═══ Given records ═══

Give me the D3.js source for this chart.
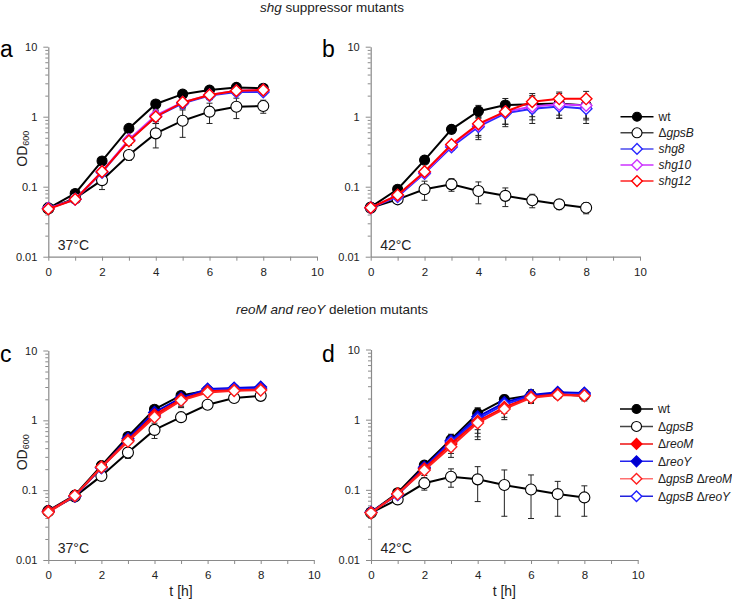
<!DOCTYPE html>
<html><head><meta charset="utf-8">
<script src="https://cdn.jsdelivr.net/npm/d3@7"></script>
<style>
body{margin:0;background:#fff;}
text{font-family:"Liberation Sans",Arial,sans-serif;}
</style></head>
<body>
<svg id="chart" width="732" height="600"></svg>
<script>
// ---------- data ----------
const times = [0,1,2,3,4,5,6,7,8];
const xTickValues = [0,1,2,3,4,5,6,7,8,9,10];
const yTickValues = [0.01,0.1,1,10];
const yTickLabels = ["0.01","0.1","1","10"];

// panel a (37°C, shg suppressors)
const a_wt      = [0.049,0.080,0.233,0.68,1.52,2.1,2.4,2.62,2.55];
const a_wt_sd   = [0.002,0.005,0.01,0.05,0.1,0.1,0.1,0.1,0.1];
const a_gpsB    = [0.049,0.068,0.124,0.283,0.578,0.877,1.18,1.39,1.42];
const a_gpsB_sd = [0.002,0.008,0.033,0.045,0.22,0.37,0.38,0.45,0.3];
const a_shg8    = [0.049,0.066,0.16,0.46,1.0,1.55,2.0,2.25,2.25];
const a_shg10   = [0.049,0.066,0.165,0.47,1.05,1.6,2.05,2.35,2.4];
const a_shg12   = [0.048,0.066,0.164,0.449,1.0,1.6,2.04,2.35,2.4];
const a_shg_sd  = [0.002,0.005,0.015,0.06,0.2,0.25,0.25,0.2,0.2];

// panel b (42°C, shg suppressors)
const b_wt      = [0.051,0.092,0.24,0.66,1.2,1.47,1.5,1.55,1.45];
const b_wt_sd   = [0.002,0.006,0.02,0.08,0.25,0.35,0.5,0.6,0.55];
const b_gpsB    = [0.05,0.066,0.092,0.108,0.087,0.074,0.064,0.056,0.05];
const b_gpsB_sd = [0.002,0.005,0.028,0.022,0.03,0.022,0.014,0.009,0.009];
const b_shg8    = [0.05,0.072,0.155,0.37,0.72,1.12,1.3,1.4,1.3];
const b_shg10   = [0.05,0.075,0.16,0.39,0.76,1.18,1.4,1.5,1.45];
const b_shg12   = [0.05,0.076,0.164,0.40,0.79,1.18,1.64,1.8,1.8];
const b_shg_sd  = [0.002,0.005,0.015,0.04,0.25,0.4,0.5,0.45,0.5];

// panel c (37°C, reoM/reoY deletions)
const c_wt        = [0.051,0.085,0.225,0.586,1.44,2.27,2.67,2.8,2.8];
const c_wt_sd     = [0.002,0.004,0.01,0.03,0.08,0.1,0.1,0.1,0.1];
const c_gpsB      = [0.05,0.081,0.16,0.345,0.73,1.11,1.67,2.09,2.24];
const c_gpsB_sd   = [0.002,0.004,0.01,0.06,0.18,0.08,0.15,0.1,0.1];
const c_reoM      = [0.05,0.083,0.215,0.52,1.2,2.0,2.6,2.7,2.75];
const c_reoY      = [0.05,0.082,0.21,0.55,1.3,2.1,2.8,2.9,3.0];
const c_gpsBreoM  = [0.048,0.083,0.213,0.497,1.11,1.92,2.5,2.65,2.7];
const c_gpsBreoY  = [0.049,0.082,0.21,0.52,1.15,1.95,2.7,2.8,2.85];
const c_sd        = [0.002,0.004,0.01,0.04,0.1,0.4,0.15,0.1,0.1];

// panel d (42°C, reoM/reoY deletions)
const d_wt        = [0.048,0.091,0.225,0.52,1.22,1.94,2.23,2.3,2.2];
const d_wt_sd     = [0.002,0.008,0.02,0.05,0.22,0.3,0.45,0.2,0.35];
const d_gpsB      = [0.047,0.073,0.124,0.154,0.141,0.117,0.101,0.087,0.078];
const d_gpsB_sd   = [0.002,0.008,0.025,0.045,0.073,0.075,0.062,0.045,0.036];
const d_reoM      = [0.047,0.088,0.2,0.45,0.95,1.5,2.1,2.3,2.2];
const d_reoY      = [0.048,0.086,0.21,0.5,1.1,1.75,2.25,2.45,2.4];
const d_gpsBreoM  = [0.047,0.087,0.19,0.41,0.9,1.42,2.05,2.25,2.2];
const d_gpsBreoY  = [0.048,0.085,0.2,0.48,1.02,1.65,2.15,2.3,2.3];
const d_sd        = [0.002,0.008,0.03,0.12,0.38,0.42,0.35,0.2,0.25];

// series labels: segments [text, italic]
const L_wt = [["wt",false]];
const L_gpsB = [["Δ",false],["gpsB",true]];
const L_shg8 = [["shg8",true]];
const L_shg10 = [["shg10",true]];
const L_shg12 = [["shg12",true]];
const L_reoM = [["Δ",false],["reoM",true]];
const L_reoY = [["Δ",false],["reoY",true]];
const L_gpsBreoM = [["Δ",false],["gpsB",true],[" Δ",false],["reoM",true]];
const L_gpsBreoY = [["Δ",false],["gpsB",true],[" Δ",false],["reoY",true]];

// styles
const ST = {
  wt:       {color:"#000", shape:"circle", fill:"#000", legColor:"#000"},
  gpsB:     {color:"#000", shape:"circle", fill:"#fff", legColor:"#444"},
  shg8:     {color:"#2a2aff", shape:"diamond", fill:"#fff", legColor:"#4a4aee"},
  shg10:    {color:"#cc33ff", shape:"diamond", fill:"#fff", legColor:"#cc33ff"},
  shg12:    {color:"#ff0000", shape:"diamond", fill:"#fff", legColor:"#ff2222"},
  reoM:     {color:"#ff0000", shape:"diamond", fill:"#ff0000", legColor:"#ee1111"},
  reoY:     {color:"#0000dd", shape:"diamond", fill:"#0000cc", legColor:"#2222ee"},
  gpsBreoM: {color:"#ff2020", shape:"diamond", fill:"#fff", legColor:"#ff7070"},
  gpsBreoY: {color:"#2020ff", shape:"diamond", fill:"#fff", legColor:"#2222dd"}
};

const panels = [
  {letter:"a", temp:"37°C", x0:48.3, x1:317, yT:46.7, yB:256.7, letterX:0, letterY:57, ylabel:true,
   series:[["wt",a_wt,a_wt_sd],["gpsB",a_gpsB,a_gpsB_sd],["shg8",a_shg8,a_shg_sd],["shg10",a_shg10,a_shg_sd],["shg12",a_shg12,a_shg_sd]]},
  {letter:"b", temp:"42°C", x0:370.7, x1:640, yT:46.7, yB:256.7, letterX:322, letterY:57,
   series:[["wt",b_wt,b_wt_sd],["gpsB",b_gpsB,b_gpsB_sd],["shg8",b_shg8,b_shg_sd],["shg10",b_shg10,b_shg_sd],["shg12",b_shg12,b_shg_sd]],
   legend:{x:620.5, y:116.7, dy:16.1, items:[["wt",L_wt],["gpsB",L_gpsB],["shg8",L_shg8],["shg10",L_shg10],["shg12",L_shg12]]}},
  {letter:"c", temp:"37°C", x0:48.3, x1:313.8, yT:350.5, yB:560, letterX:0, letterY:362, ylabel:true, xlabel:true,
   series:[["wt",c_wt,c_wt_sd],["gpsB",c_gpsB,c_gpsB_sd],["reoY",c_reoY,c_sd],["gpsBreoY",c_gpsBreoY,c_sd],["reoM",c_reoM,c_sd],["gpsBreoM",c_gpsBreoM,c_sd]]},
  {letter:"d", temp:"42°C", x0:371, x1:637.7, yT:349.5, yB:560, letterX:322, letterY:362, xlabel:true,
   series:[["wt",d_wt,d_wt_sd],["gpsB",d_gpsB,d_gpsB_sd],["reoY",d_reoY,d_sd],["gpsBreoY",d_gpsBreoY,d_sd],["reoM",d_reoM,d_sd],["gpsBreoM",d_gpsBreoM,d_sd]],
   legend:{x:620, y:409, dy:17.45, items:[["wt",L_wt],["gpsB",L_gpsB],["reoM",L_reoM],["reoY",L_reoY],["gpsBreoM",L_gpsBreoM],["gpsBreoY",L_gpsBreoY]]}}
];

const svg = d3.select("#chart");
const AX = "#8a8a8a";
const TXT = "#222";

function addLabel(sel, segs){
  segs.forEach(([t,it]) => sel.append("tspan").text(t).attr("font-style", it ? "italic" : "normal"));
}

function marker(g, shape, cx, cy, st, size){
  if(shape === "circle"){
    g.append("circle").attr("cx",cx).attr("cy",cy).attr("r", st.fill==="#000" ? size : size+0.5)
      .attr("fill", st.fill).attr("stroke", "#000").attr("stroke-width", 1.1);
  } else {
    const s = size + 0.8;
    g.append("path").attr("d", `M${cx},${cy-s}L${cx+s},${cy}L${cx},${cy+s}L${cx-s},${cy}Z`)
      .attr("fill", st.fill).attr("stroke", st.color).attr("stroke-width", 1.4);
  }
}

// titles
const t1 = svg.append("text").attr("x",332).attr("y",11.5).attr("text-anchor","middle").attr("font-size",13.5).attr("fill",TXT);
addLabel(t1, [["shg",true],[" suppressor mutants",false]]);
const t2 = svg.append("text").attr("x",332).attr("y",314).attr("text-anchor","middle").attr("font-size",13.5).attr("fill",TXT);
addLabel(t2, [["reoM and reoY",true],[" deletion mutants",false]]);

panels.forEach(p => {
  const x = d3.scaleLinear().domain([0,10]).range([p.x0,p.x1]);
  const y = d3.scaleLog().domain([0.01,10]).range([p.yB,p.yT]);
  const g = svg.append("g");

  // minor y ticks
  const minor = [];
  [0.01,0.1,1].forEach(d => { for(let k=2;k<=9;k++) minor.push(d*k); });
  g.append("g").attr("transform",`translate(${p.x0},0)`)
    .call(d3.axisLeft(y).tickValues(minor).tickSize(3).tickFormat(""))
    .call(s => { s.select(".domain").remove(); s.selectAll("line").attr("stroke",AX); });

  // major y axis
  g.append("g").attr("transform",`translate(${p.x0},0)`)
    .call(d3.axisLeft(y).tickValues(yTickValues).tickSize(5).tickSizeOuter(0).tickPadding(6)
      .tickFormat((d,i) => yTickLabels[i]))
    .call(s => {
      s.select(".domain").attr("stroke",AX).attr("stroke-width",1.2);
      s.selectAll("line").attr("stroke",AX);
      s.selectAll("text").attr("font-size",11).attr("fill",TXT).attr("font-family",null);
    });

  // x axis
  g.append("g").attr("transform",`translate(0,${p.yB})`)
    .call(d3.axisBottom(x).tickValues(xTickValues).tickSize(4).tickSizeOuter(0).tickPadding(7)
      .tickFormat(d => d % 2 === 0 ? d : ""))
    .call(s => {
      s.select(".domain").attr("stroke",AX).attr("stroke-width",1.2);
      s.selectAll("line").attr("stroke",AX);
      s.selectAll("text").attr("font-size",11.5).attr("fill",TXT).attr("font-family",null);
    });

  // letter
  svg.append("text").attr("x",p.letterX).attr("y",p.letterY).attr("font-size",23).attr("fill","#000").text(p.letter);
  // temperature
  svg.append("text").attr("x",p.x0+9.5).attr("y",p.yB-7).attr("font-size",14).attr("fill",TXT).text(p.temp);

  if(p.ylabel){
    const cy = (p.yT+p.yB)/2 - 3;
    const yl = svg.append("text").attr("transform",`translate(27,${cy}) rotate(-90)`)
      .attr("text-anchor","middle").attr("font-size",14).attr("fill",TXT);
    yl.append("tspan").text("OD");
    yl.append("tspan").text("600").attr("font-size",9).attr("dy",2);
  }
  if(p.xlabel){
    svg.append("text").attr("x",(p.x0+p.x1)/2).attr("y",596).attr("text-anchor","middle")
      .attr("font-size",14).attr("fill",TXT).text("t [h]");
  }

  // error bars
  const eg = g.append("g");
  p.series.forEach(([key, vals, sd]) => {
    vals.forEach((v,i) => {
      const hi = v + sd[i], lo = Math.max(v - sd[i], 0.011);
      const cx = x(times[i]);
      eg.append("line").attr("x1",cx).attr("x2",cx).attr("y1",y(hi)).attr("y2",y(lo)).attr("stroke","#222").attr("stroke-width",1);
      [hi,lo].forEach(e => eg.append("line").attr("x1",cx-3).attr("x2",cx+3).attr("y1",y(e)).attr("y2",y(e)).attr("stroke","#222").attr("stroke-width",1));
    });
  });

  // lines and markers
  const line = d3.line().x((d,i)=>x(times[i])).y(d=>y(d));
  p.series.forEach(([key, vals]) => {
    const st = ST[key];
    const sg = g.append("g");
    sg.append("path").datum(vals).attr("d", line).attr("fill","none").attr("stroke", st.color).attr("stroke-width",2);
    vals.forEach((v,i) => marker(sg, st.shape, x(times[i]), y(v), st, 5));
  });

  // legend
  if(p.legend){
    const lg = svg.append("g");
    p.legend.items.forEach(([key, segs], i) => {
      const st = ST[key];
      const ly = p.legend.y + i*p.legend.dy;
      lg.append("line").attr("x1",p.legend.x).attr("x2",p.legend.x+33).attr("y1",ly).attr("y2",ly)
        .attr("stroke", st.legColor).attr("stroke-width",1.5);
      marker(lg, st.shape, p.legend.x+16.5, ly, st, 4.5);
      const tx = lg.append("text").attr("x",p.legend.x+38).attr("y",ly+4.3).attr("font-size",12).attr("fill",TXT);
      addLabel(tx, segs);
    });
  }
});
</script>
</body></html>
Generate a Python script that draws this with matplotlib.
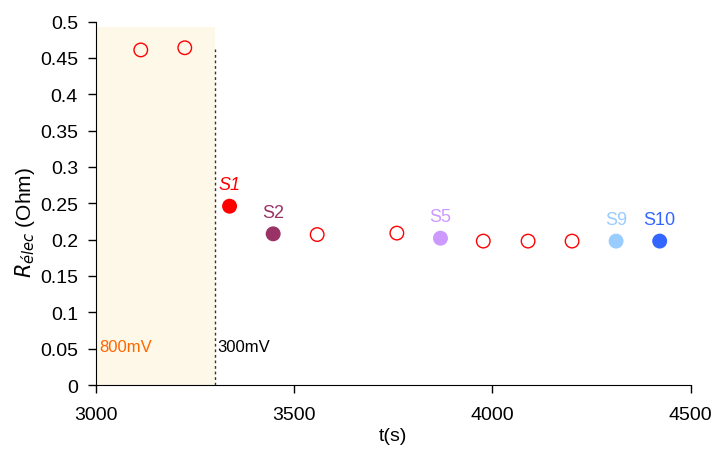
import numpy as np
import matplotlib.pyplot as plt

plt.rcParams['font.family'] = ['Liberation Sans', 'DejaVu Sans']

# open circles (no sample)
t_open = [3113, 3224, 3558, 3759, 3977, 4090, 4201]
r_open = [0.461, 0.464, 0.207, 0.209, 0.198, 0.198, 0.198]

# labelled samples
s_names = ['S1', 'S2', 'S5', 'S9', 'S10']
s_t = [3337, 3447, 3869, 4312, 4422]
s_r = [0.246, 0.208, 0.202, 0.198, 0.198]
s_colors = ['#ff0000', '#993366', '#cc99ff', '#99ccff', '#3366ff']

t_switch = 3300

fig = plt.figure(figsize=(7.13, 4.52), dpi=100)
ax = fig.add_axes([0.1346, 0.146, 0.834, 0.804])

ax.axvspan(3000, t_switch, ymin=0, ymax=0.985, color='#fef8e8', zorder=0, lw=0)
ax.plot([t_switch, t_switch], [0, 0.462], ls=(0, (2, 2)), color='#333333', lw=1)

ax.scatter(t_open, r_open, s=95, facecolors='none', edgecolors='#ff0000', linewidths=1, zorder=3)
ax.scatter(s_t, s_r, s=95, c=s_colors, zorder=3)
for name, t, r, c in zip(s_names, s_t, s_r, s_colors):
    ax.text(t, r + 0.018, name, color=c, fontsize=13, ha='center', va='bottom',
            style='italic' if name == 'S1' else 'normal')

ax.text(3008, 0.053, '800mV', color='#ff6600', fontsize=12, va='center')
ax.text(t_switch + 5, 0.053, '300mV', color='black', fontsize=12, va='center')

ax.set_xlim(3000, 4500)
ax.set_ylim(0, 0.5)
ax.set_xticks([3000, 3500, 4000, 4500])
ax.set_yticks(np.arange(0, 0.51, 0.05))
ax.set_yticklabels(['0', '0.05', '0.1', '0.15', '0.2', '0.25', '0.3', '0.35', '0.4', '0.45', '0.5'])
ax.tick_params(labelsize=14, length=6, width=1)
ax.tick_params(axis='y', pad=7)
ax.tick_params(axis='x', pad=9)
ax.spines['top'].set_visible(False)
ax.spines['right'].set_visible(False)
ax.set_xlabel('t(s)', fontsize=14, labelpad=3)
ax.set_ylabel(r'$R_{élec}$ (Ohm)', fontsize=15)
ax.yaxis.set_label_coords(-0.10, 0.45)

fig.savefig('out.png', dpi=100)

═══

▸ What the task requires:
Exactly the lines from the line with "Generate a Python" through the last line of the listing, both included, should be extracted, and the pictures left behind.

▸ Solved exercise:
Generate a Python script that draws this with matplotlib.
import numpy as np
import matplotlib.pyplot as plt

plt.rcParams['font.family'] = ['Liberation Sans', 'DejaVu Sans']

# open circles (no sample)
t_open = [3113, 3224, 3558, 3759, 3977, 4090, 4201]
r_open = [0.461, 0.464, 0.207, 0.209, 0.198, 0.198, 0.198]

# labelled samples
s_names = ['S1', 'S2', 'S5', 'S9', 'S10']
s_t = [3337, 3447, 3869, 4312, 4422]
s_r = [0.246, 0.208, 0.202, 0.198, 0.198]
s_colors = ['#ff0000', '#993366', '#cc99ff', '#99ccff', '#3366ff']

t_switch = 3300

fig = plt.figure(figsize=(7.13, 4.52), dpi=100)
ax = fig.add_axes([0.1346, 0.146, 0.834, 0.804])

ax.axvspan(3000, t_switch, ymin=0, ymax=0.985, color='#fef8e8', zorder=0, lw=0)
ax.plot([t_switch, t_switch], [0, 0.462], ls=(0, (2, 2)), color='#333333', lw=1)

ax.scatter(t_open, r_open, s=95, facecolors='none', edgecolors='#ff0000', linewidths=1, zorder=3)
ax.scatter(s_t, s_r, s=95, c=s_colors, zorder=3)
for name, t, r, c in zip(s_names, s_t, s_r, s_colors):
    ax.text(t, r + 0.018, name, color=c, fontsize=13, ha='center', va='bottom',
            style='italic' if name == 'S1' else 'normal')

ax.text(3008, 0.053, '800mV', color='#ff6600', fontsize=12, va='center')
ax.text(t_switch + 5, 0.053, '300mV', color='black', fontsize=12, va='center')

ax.set_xlim(3000, 4500)
ax.set_ylim(0, 0.5)
ax.set_xticks([3000, 3500, 4000, 4500])
ax.set_yticks(np.arange(0, 0.51, 0.05))
ax.set_yticklabels(['0', '0.05', '0.1', '0.15', '0.2', '0.25', '0.3', '0.35', '0.4', '0.45', '0.5'])
ax.tick_params(labelsize=14, length=6, width=1)
ax.tick_params(axis='y', pad=7)
ax.tick_params(axis='x', pad=9)
ax.spines['top'].set_visible(False)
ax.spines['right'].set_visible(False)
ax.set_xlabel('t(s)', fontsize=14, labelpad=3)
ax.set_ylabel(r'$R_{élec}$ (Ohm)', fontsize=15)
ax.yaxis.set_label_coords(-0.10, 0.45)

fig.savefig('out.png', dpi=100)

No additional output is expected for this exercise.